The Official Taylor Swift | The Eras Tour Book
- Front cover
- Author: Taylor Swift
- Language: English
- Subject: The Eras Tour
- Genre: Biography
- Publisher: Taylor Swift Publications
- Publication date: November 29, 2024
- Publication place: United States
- Media type: Hardcover
- Pages: 256

= The Eras Tour Book =

2024 photobook by Taylor Swift

The Eras Tour Book (officially titled The Official Taylor Swift | The Eras Tour Book) is a limited-edition photo book, self-published by the American singer-songwriter Taylor Swift. The book narrates her sixth concert tour, the Eras Tour (2023–2024). Photos of the concerts and behind-the-scenes are included along with personal essays by Swift. The book has been criticized for containing many typos and errors. It sold a million copies in the first week.

== Background ==
The Eras Tour Book was created to commemorate The Eras Tour. The tour, which began in Glendale, Arizona, United States, on March 17, 2023, and concluded in Vancouver, Canada, on December 8, 2024, was conceived as a retrospective journey through all of Swift's studio albums, or "eras" up to that point. The tour achieved unprecedented financial success, becoming the highest-grossing concert tour in history, with its estimated gross revenue surpassing $2 billion, approximately double that of any previous tour by any artist.

== Content and design ==
The Eras Tour Book is a 256-page hardcover coffee-table photobook authored by Swift. The book contains performance photography, rehearsal images, and behind-the-scenes content, as well as handwritten notes, brief essays, and song lyrics written by Swift. Each chapter corresponds to a different studio album from Swift's discography, a structure that parallels the multi-era concept of the tour. It opens with a foreword written by Swift. In the introduction, she describes the conceptual origin of the tour and explains her decision to design a concert experience that would reflect multiple phases of her career, rather than focusing on an album tour.
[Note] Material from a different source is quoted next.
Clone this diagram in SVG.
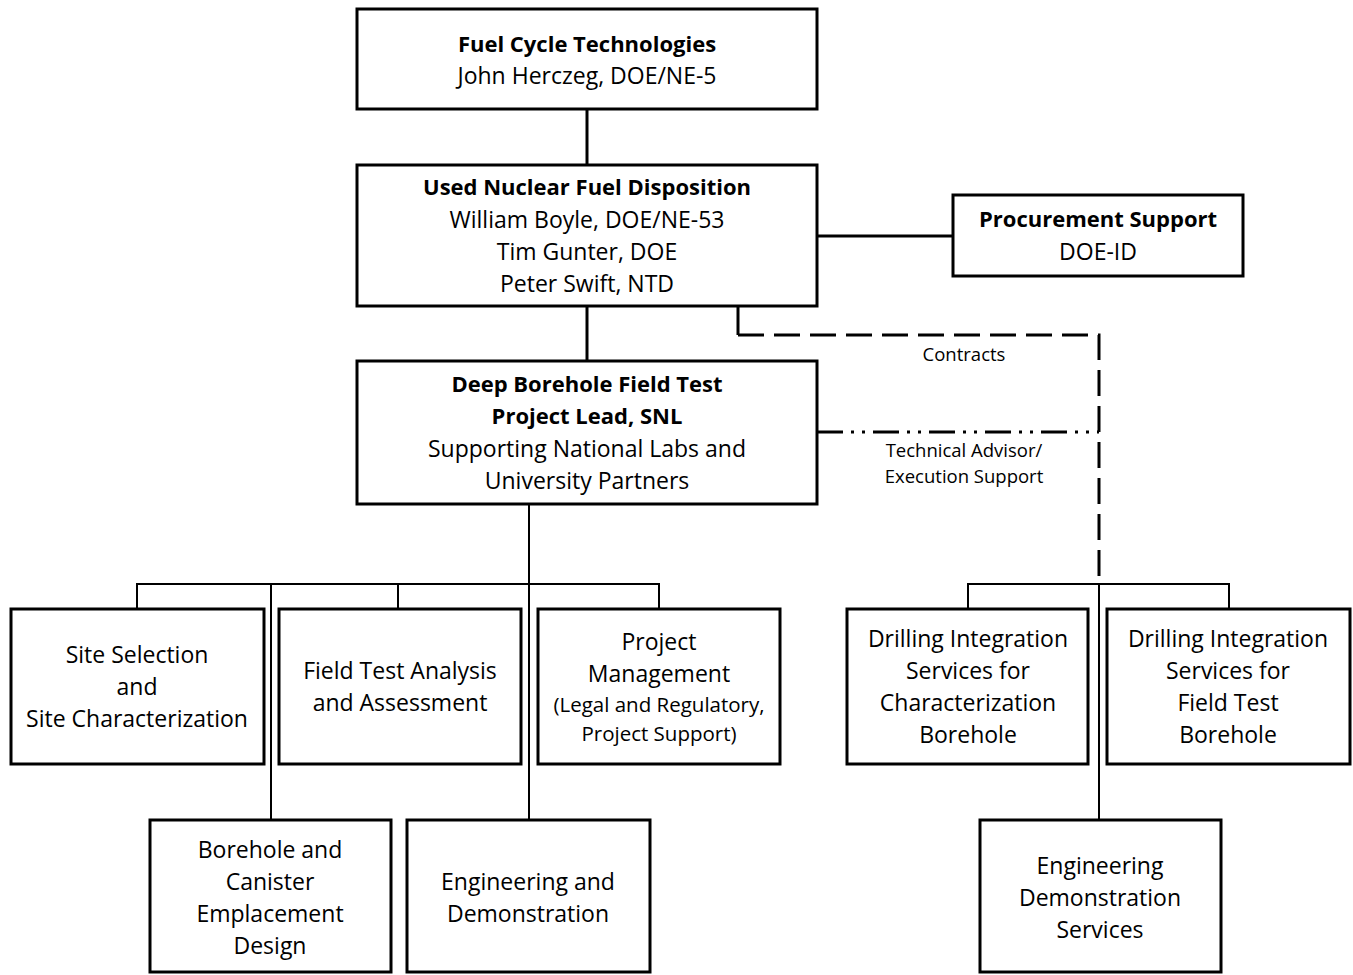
<svg xmlns="http://www.w3.org/2000/svg" width="1353" height="975" viewBox="0 0 1353 975">
<style>
.box{fill:#fff;stroke:#000;stroke-width:3}
.t{font-family:"Open Sans","Liberation Sans",sans-serif;font-size:23px;fill:#000;text-anchor:middle}
.b{font-weight:bold;font-size:22px}
.s{font-size:20.5px}
.l{font-family:"Open Sans","Liberation Sans",sans-serif;font-size:18.5px;fill:#000;text-anchor:middle}
.c{stroke:#000;stroke-width:2;fill:none}
.cb{stroke:#000;stroke-width:3;fill:none}
</style>
<rect width="1353" height="975" fill="#fff"/>
<g id="connectors">
<line class="cb" x1="587" y1="109" x2="587" y2="165"/>
<line class="cb" x1="587" y1="306" x2="587" y2="361"/>
<line class="cb" x1="817" y1="236" x2="953" y2="236"/>
<polyline class="cb" points="738,306 738,335"/>
<polyline class="cb" points="738,335 1099,335 1099,578" stroke-dasharray="26,10"/>
<line class="cb" x1="817" y1="432" x2="1099" y2="432" stroke-dasharray="26,8,3,8,3,8"/>
<line class="c" x1="529" y1="504" x2="529" y2="820"/>
<polyline class="c" points="137,609 137,584 659,584 659,609"/>
<line class="c" x1="398" y1="584" x2="398" y2="609"/>
<line class="c" x1="271" y1="584" x2="271" y2="820"/>
<polyline class="c" points="968,609 968,584 1229,584 1229,609"/>
<line class="c" x1="1099" y1="584" x2="1099" y2="820"/>
<text class="l" x="964" y="361">Contracts</text>
<text class="l" x="964" y="457">Technical Advisor/</text>
<text class="l" x="964" y="483">Execution Support</text>
</g>
<g id="fct">
<rect class="box" x="357" y="9" width="460" height="100"/>
<text class="t b" x="587" y="52">Fuel Cycle Technologies</text>
<text class="t" x="587" y="84">John Herczeg, DOE/NE-5</text>
</g>
<g id="unfd">
<rect class="box" x="357" y="165" width="460" height="141"/>
<text class="t b" x="587" y="195">Used Nuclear Fuel Disposition</text>
<text class="t" x="587" y="228">William Boyle, DOE/NE-53</text>
<text class="t" x="587" y="260">Tim Gunter, DOE</text>
<text class="t" x="587" y="292">Peter Swift, NTD</text>
</g>
<g id="procurement">
<rect class="box" x="953" y="195" width="290" height="81"/>
<text class="t b" x="1098" y="227">Procurement Support</text>
<text class="t" x="1098" y="260">DOE-ID</text>
</g>
<g id="dbft">
<rect class="box" x="357" y="361" width="460" height="143"/>
<text class="t b" x="587" y="392">Deep Borehole Field Test</text>
<text class="t b" x="587" y="424">Project Lead, SNL</text>
<text class="t" x="587" y="457">Supporting National Labs and</text>
<text class="t" x="587" y="489">University Partners</text>
</g>
<g id="site">
<rect class="box" x="11" y="609" width="253" height="155"/>
<text class="t" x="137" y="663">Site Selection</text>
<text class="t" x="137" y="695">and</text>
<text class="t" x="137" y="727">Site Characterization</text>
</g>
<g id="fta">
<rect class="box" x="279" y="609" width="242" height="155"/>
<text class="t" x="400" y="679">Field Test Analysis</text>
<text class="t" x="400" y="711">and Assessment</text>
</g>
<g id="pm">
<rect class="box" x="538" y="609" width="242" height="155"/>
<text class="t" x="659" y="650">Project</text>
<text class="t" x="659" y="682">Management</text>
<text class="t s" x="659" y="712">(Legal and Regulatory,</text>
<text class="t s" x="659" y="741">Project Support)</text>
</g>
<g id="bced">
<rect class="box" x="150" y="820" width="241" height="152"/>
<text class="t" x="270" y="858">Borehole and</text>
<text class="t" x="270" y="890">Canister</text>
<text class="t" x="270" y="922">Emplacement</text>
<text class="t" x="270" y="954">Design</text>
</g>
<g id="ed">
<rect class="box" x="407" y="820" width="243" height="152"/>
<text class="t" x="528" y="890">Engineering and</text>
<text class="t" x="528" y="922">Demonstration</text>
</g>
<g id="disc">
<rect class="box" x="847" y="609" width="241" height="155"/>
<text class="t" x="968" y="647">Drilling Integration</text>
<text class="t" x="968" y="679">Services for</text>
<text class="t" x="968" y="711">Characterization</text>
<text class="t" x="968" y="743">Borehole</text>
</g>
<g id="disf">
<rect class="box" x="1107" y="609" width="243" height="155"/>
<text class="t" x="1228" y="647">Drilling Integration</text>
<text class="t" x="1228" y="679">Services for</text>
<text class="t" x="1228" y="711">Field Test</text>
<text class="t" x="1228" y="743">Borehole</text>
</g>
<g id="eds">
<rect class="box" x="980" y="820" width="241" height="152"/>
<text class="t" x="1100" y="874">Engineering</text>
<text class="t" x="1100" y="906">Demonstration</text>
<text class="t" x="1100" y="938">Services</text>
</g>
</svg>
== Release and distribution ==
The Eras Tour Book was released on November 29, 2024, aligned with the American Thanksgiving and Black Friday shopping period. It was an exclusive release at Target retail stores in the United States, with in-store availability beginning on Black Friday and online availability starting the next day, and was then made available internationally on December 7, 2024, through Swift's official online store, a release timed to coincide with the final performance of the Eras Tour in Vancouver.

== Reception and sales ==
The Eras Tour Book was commercially successful, selling an estimated 814,000 copies during its first three-day weekend on sale (November 30–December 1). This shattered records for books in 2024. Kirkus Reviews reported it as "the biggest book launch of the year". In its first week (November 29–December 5), sales approached one million copies. The Economic Times and other press noted it was one of the largest publishing launches ever for a celebrity book. Billboard and Kirkus Reviews emphasized it nearly broke the record for first-week sales of a non-fiction title; with only Barack Obama's memoir A Promised Land (2020), surpassing it.

The book was criticzed for containing typographical errors, blurry images, and inconsistent layouts, leading some press to dub the book The Errors Tour Book. The FS Collegian and The Cut described the book as "riddled with grammatical errors, blurry photos and graphic design flaws".